A Constituição aprovada prevê, entre outras mudanças, a reeleição presidencial, o que permitiria a Correa se candidatar a um novo período e governar até 2017.
Na opinião de Milton Benitez, sem aparente dificuldade para vencer as eleições de fevereiro de 2009, Correa apostará "todo o capital político" para que sua base aliada ocupe a maioria das cadeiras do Congresso, que a partir de agora se chamará Assembléia.
Superpoderes
Para o ex-presidente Lúcio Gutierrez, o período de transição regulado pelo "Congresillo" limitará as possibilidades para que a oposição participe em condições de igualdade nas próximas eleições.
"O Congresillo será controlado pelo partido de Correa (Aliança País) e eles controlarão todos os poderes do Estado neste período de transição", afirmou Gutierrez à BBC Brasil.
Gutierrez, que foi derrotado em 2005 e inabilitado politicamente, disse que seu partido, Sociedade Patriótica, "está pronto" para concorrer às próximas eleições.
Na avaliação do analista Adrían Bonilla, um dos fatores fundamentais que levaram ao fortalecimento do poder de Correa é a falta de "credibilidade" dos partidos tradicionais.
Na sua opinião, a campanha realizada pela oposição durante o referendo manifestou um discurso "retrógrado, com poucas projeções à um regime político de caráter democrático".
"Agora a oposição está fora do jogo e em cinco meses (de campanha eleitoral) será muito difícil que revertam essa tendência", acrescentou o analista.
Analistas políticos concordam que o atual prefeito de Guayaquil, Jaime Nebot, seria o único opositor representante a "velha política" capaz de fazer frente ao governo Federal.
Nebot advertiu a Correa que fará com que o governo respeite o direito de autonomia da cidade que governa e ameaçou, na véspera do referendo, não concorrer às novas eleições se o "sim" saísse vitorioso.
Para Bonilla, se a nova Assembléia for conformada por uma presença majoritária de partidários do presidente, a fiscalização e o controle da gestão pública poderiam ser coibidos. No entanto, ele ponderou que este problema seria de caráter eleitoral e não institucional.

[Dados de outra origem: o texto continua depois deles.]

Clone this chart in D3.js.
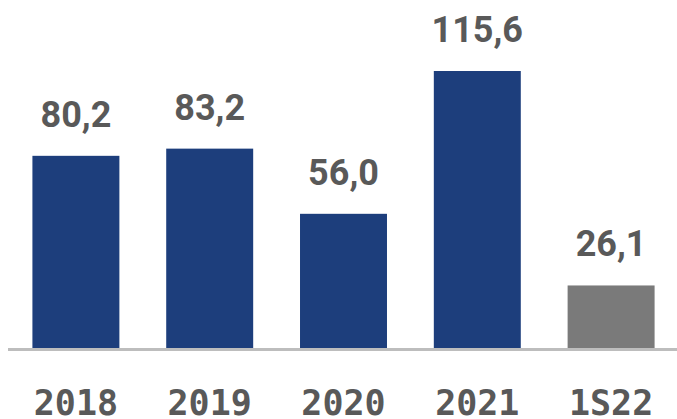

"Sem oposição no Parlamento, o governo poderá ter pouco equilíbrio e controles durante a gestão, mas não por causa da nova estrutura institucional, e sim devido à opção eleitoral dos equatorianos", afirmou o analista político.
Desafios
Uma das tarefas do legislativo a partir de agora será criar as normas jurídicas para que as mudanças propostas na Constituição saiam do papel.
Quanto às prioridades que serão estabelecidas na nova gestão do governo, a receita proveniente do petróleo é o que tende a estabelecer como e quanto avançar.
"Se os preços do petróleo se mantêm estáveis haverá orçamento para incrementar o gasto social e avançar as outras propostas, caso contrário, Correa terá dificuldades para cumprir suas promessas", afirmou Bonilla.
Cerca de 50% do orçamento do Estado equatoriano provém do petróleo e o setor responde por 25% do Produto Interno Bruto (PIB) do país.
Na opinião do analista Milton Benitez, virá um período de "turbulência" na composição da base governista, o que poderia dar origem a novos grupos de oposição que poderiam estar à esquerda do partido de governo Aliança País.
"A vitória no referendo dá fim a uma época pouco democrática e de crise institucional. A partir de agora, os grupos políticos começarão a disputar essa nova composição política da sociedade", avaliou Benitez.
Os equatorianos aprovaram a 20ª Constituição da história do país, desde que foi fundado como República em 1830.